In the opening of his new book, Gateway To Freedom: The Hidden History of the Underground Railroad, Eric Foner lays out the inspirational story of Frederick Bailey — a young slave in Maryland who teaches himself to read and write; plans to escape slavery by canoe, but gets caught; boards a train wearing seaman's clothes and carrying false papers; and after several unsettling detours — and despite the fact that slave catchers are everywhere — arrives in the free state of New York.

Frederick Bailey eventually changes his last name to Douglass, and the rest is anti-slavery history.

'Daunting Odds'

Throughout the book, Foner refers to men and women who defied dangers, and even death, to gain freedom.

"All fugitive slaves faced daunting odds and demonstrated remarkable courage," he writes.

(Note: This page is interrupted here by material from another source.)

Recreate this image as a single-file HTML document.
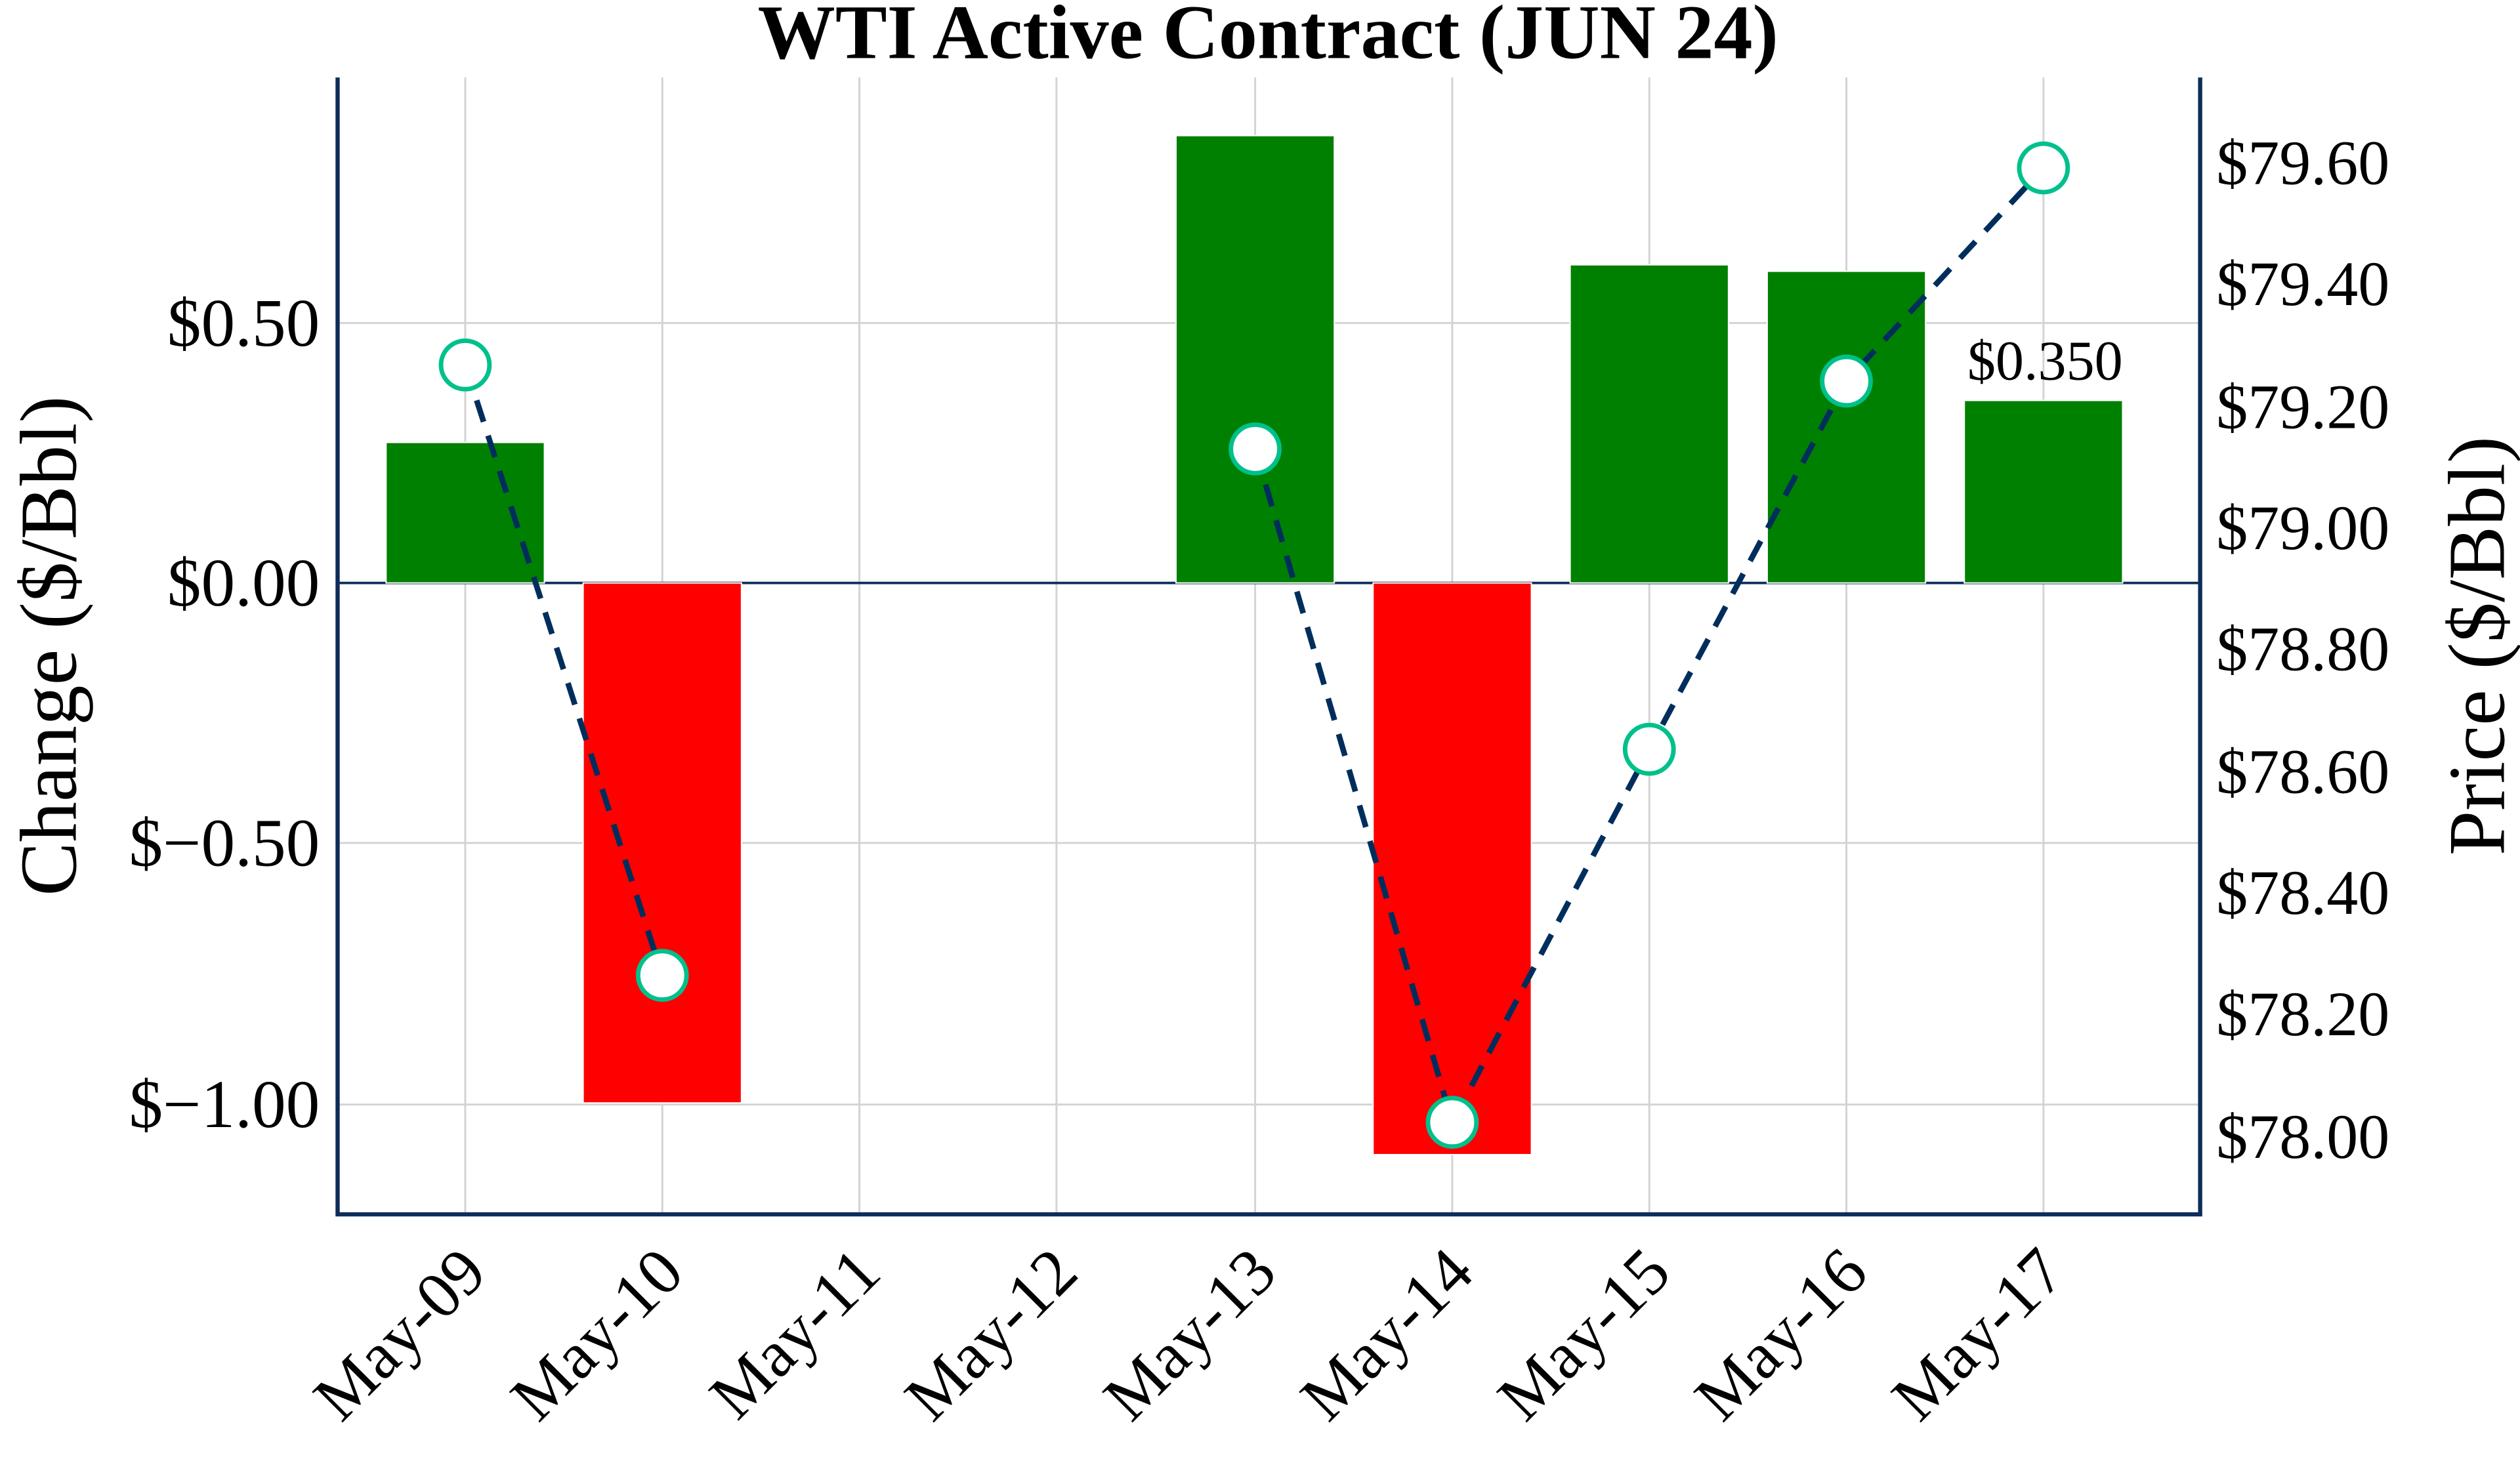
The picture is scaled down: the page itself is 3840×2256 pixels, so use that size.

He recounts the stories of Henry "Box" Brown, a slave who shipped himself in a crate from Richmond to Philadelphia; Peter Matthews, a fugitive who traversed 200 miles from Accomac, Va., to Philadelphia and was chased along the way by two men with guns; and Ellen Craft, who disguised herself as a man to escape servitude in Georgia.

Sure, ever-more enlightened lawmakers, anti-slavery forces — led by black and white abolitionists — and fear stirred by slave-instigated rebellions, as noted by Henry Louis Gates and others, pushed a nation toward emancipation.

But did riveting stories of brave freedom-seekers — singly and collectively — also eventually move the national political needle toward abolition?

"I do think fugitive slave narratives did have an effect on Northern opinion," Foner says. "Although, it was more the light they shed on slavery itself than the details of the escapes that had an impact."

He adds: "Although, I could definitely be wrong about this. In my book I discuss how the New York Vigilance Committee from time to time publicized escapes as a fundraising technique."

The heroism and ingenuity of slaves can be found in the 19th century narratives of abolitionists Sydney Howard Gay and William Still. Writing in 1872, Still pointed out that "passengers on the Under Ground Rail Road were determined to have liberty even at the cost of life."

Still relates the daring story of Lear Green, a woman about 18 years old, who escaped from Baltimore slaveholder James Noble by hiding in an old wooden sailor's chest — with only her quilt, a pillow, some clothes, a little food and water. The chest containing Green was delivered to Philadelphia — after a lengthy steamship voyage.

Historians such as Charles L. Blockson and Cathy D. Nelson of the Friends of Freedom Society also put the stories of courageously creative fugitives at the center of their work.

On rare occasions, newspapers of the time did record the actions of fugitive slaves. For example:

  • Henry "Box" Brown and Lear Green were not the only slaves who tried to ship themselves to freedom. On April 19, 1860, the New-York Tribune reported a slave "was put into a box at Nashville last Friday and shipped for Cincinnati the intent of the parties being to make him free. On the arrival of the train at Seymour, Ohio, careless handling started off a part of the cover and disclosed the fugitive who was sent back to bondage."
  • Newspapers in North Carolina, Tennessee and Wisconsin carried a small item — in October 1859 — about a young girl, owned by a man in Ghent, Ky., who painted herself white. She donned a disguise and boarded a ferry boat bound for Ohio. "Before reaching shore," according to the account, "her awkward actions led to a discovery and she was returned to Kentucky."
  • The New York Times in 1853 published a dispassionate report from the Great Dismal Swamp of North Carolina. There, slaves — rented out to a wood shingle-making enterprise — lived several months out of the year. They could earn money and even, on occasion, buy their freedom. But the swamp was also home to a population of runaway slaves. "Some of them would rather be shot than took," an African-American guide explained to the reporter. Systematically, slave hunters with dogs and guns swept the remote wetlands. According to the reporter, the guide "told me he had seen skeletons, and had helped to bury bodies recently dead. There are people in the swamps now, he thought, that are the children of fugitives and fugitives themselves all their lives. What a strange life it must be!"

"It did take great courage to commit to life in the Great Dismal Swamp," says American University anthropologist Daniel Sayers, who studies the area. "It was in no way an easy place to live — at least initially for those who went in. But these were people ... who had decided that leaving the modern world and societies was the best alternative to day-to-day subjugation."

There must be hundreds of harrowing tales — untold and unreported — of freedom-seeking slaves and the obstacles they faced. But perhaps we just now are beginning to understand the enormous historic tide they were swimming against and the nation-shaping results of their risk-taking and sacrifice.